シスプロの人材サービスは、EMSプラットフォームだけではない。単発アルバイトマッチングサービス「人タスカル」は、スポットの軽作業アルバイトが500円で採用できるのが売りの新サービスだ。勤務するまで全て無料。登録、システム利用も完全無料の成果報酬型ウェブ求人広告サイトで、1日あたりの単発バイトから中期長期のアルバイトまで企業とアルバイト希望者をマッチングする機能が特徴だ。

(クリックでサービス紹介ページへ)

システムプロデュースならではの発想で「物流DX」の概念を変える

企業における人材は、足元の仕事の完遂だけでなく、将来の成長を実現するうえで欠かせないリソースだ。優秀な人材であればあるほど、賃金を手厚くして長期間仲間として働いてほしいと願うのが、現場の管理者であり同僚であろう。その原資をDX化で業務を効率化して実現したコスト削減で捻出するという発想は、システムプロデュースの見地ならではだ。

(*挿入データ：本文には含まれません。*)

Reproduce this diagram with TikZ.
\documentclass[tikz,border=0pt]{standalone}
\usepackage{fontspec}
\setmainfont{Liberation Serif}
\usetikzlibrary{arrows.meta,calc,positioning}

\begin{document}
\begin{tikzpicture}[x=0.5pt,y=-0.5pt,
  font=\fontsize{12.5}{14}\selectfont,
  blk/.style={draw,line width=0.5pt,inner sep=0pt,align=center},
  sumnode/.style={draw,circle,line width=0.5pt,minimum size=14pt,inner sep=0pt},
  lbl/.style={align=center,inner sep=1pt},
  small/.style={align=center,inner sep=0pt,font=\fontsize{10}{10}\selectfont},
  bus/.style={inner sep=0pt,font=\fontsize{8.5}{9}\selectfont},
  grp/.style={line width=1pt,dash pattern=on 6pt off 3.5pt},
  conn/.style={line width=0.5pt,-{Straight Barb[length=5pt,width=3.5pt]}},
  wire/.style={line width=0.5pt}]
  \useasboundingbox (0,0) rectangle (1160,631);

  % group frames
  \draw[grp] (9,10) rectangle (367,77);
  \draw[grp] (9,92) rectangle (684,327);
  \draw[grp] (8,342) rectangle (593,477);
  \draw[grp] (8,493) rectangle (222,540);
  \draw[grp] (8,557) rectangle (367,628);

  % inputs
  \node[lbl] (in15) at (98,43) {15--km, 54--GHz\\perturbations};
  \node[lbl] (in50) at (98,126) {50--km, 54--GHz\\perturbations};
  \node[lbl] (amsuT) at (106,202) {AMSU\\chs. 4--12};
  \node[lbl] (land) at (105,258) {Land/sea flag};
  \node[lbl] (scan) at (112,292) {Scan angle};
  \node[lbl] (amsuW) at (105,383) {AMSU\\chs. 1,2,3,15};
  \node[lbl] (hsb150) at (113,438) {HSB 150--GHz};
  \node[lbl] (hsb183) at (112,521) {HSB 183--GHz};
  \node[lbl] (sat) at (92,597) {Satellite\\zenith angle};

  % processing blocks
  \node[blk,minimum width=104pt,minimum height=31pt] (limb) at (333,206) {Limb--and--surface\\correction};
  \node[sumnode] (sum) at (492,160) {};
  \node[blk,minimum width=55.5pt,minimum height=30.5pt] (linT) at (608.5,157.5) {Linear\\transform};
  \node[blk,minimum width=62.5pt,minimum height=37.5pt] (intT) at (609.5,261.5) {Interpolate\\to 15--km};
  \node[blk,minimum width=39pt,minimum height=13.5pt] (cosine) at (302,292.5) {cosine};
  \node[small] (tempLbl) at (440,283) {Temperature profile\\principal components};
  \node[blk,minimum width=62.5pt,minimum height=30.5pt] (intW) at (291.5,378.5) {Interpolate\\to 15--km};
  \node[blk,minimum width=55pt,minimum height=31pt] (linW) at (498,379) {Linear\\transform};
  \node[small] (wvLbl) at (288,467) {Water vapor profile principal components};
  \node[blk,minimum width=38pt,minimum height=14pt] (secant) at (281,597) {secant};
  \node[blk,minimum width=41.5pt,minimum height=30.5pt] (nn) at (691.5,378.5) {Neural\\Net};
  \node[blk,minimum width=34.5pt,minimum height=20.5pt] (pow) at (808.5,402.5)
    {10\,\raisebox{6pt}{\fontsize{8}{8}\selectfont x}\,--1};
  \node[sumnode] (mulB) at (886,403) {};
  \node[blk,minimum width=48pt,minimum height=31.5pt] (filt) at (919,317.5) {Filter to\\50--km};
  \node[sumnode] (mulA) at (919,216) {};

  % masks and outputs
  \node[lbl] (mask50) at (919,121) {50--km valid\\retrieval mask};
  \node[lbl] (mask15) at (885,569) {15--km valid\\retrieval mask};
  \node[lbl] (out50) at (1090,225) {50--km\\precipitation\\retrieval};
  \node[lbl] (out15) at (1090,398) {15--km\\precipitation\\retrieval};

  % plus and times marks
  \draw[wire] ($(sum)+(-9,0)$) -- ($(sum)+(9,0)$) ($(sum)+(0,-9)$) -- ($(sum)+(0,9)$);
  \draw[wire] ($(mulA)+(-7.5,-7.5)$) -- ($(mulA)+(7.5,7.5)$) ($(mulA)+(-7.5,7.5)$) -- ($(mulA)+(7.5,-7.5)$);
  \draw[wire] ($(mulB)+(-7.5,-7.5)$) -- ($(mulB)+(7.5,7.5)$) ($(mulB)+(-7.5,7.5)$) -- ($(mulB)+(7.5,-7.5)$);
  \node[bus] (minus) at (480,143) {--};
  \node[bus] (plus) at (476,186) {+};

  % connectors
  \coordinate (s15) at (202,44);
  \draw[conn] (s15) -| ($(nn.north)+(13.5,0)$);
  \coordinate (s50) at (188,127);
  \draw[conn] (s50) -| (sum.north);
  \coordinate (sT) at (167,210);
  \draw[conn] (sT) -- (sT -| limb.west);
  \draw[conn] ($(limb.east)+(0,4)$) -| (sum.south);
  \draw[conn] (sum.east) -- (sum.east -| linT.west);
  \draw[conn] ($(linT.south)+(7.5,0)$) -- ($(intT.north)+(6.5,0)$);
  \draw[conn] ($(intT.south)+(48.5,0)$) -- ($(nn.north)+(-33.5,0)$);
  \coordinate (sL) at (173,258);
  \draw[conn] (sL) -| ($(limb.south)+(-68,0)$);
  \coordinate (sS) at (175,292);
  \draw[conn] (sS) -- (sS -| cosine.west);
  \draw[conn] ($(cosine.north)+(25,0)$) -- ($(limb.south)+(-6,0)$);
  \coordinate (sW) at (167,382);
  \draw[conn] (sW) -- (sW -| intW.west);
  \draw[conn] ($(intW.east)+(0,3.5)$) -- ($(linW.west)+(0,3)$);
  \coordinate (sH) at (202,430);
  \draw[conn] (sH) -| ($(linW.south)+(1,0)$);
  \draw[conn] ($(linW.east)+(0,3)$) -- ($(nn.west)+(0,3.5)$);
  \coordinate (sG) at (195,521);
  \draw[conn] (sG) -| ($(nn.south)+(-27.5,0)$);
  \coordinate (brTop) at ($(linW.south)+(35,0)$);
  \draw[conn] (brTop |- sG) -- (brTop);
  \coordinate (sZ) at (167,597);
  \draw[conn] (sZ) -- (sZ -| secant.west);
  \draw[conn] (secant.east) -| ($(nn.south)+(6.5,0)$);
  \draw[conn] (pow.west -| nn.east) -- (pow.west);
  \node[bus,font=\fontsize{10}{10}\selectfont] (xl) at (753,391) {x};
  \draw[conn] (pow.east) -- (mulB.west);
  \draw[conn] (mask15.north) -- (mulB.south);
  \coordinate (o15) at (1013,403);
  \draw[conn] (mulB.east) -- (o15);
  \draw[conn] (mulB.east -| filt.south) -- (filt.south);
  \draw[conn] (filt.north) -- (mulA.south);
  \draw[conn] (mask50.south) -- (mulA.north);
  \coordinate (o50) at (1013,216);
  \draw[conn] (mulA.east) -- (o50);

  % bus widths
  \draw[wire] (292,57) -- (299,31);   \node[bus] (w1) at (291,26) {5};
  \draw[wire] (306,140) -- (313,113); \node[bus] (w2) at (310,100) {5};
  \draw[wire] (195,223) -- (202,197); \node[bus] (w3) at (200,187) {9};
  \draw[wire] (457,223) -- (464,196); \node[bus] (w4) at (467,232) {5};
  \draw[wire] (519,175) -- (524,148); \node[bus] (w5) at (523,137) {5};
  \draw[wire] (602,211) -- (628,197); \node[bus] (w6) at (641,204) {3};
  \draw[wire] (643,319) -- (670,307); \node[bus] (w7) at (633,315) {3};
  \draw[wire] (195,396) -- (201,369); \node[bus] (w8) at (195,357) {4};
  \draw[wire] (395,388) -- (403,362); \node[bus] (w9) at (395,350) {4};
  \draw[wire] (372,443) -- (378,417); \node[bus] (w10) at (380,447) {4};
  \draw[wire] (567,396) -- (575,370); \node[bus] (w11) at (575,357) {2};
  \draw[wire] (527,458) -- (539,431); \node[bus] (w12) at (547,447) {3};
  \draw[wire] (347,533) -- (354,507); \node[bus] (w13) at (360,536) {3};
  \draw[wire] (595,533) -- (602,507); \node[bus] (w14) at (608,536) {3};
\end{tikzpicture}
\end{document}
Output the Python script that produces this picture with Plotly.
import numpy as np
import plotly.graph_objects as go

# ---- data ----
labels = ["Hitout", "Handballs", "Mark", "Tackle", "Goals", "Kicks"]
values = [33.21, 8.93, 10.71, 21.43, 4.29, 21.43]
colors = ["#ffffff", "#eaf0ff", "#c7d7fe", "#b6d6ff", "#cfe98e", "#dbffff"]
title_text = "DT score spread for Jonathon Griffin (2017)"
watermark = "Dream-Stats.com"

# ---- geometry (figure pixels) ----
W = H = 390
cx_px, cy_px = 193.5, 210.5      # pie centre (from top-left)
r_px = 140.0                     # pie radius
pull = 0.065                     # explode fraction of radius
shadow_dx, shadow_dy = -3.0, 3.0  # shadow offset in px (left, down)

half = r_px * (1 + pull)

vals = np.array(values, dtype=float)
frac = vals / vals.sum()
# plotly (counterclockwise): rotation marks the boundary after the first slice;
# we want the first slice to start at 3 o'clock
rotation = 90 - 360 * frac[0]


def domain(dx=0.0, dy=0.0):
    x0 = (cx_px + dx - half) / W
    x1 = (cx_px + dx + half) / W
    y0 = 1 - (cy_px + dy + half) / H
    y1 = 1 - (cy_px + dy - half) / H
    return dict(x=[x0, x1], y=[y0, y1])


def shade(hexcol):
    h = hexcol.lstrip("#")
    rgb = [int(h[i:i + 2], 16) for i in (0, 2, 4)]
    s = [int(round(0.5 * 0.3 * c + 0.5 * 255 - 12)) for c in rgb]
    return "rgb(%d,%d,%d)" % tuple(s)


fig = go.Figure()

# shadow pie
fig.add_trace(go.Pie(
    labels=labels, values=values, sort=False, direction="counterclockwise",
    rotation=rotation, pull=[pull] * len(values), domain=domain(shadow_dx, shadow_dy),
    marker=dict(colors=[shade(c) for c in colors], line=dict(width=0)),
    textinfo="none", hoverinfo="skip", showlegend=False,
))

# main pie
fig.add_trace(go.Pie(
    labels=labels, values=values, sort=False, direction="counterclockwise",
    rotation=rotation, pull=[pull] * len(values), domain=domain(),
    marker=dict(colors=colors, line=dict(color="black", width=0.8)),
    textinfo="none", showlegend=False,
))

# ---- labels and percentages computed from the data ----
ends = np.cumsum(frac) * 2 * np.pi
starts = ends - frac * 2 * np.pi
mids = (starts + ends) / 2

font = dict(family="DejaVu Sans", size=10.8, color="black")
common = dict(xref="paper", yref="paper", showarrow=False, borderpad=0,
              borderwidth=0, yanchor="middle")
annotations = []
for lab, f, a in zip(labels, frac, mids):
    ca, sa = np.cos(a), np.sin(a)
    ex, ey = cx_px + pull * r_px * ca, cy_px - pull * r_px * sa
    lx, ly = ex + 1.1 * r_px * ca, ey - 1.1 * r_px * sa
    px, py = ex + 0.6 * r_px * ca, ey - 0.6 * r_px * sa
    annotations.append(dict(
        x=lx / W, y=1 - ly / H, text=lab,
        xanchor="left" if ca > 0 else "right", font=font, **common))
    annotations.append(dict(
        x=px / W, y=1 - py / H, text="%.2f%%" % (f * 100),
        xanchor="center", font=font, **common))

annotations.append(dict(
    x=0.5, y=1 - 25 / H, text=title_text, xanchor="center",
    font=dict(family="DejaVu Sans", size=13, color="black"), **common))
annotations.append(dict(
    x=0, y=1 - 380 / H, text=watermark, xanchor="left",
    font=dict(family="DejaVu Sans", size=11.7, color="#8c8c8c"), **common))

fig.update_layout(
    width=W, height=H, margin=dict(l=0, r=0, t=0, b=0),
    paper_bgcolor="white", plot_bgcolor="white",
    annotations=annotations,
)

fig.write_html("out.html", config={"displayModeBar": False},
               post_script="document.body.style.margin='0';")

シスプロのこうした取り組みは、物流現場における人材確保と業務効率化の施策が連動していることへの「気づき」とともに、課題解決に向けたヒントを提供していると考えるべきだろう。ここには、人材確保と業務効率化を一体の課題と捉える「全体最適」の発想があり、その解決を図ることで現場業務が円滑化するという大局的な視点が存在する。ここには、物流DX化のあり方を考える重要なヒントがある。